Easy dumplings stick to the pot and to the ‘Man’ while still tasting good

Taylor Richter and Taylor Richter

Most of the time, I live my life like the squirrels on campus live theirs.

I do what I have to get done, stick pretty much to myself and try to draw as little attention to myself as possible.

But there are other things I have in common with the squirrels. I spend most of my life looking for food to eat, and everyone knows that beneath my go-with-the-flow attitude, I’m really up to no good.

Think about the last time you spent a nice afternoon outside the Union, eating a sandwich, engaging in a staring contest with that innocent-looking squirrel. He seemed as though he was just enjoying sharing the common space of the world with his human brother or sister. But really, you knew he was sizing you up, weighing his chances to steal that meatball sub right out of your greasy fingers.

In my own subtle way, I’m always looking for ways to stick it to the Man. If you’re like me, less of an outright rabble-rouser and more of a sneak-extra-packets-of-Splenda-into-you-coat-pockets type of corporate Erin Brockovich, you’re going to love this week’s recipe.

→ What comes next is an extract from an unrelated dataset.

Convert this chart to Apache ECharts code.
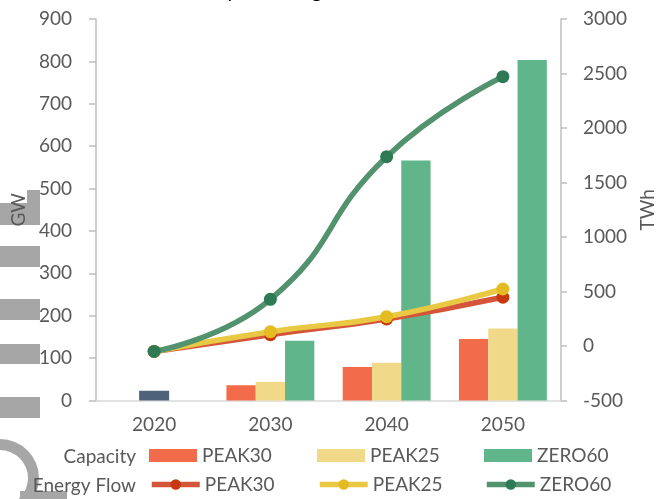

Homemade anything sounds all hoity-toity, not to mention extremely expensive. But never fear! You too can make “homemade” deep-fried Chinese dumplings out of the things that are in your fridge (and from a lot of things you can buy on campus). Consider it a tiny middle finger to those haughty culinary know-it-alls.

You’ll need:

Flour, water, meat, veggies, oil, seasonings and honey

Really. That’s it.

Pour about a cup of flour (one cup yields enough to feed two comfortably) into a bowl and start to add water. In the end you should get a ball of dough that isn’t hard or dry but isn’t sticky either. Cover with a wet paper towel and let sit.

The filling is your canvas for creativity. I like to use leftover chicken or pork (you can get chopped up grilled chicken at Outtakes in Offenhauer that work just perfectly for this) diced and mixed with whatever veggies I can find.

Put all your ingredients into a skillet, and sauté in butter and honey. If you like a little heat, now is the perfect time to add chili powder and pepper. Once cooked all the way through, put the filling onto a plate to cool.

In the same skillet, heat up about half an inch of oil. While the oil is heating, take tablespoon-sized pieces of dough, and flatten them into discs. You’ve got to make the dough as thin as possible, or you are going to have a thick and nasty failure on your hands.

Onto the thin circle of dough goes a tablespoon of filling. Fold the dough so you have a half-moon shaped dumpling, and crimp the edges closed with a fork.

Carefully drop the dumpling in the oil. Keep a close eye on the cooking because it will be perfect and brown and delicious in no time. Drain onto a plate with a paper towel to wick up the extra oil.

This perfectly easy and tasty meal can be finished with any number of things that can be bought on campus — Uncle Ben’s rice, Ramen noodles or bagged salads make delicious choices.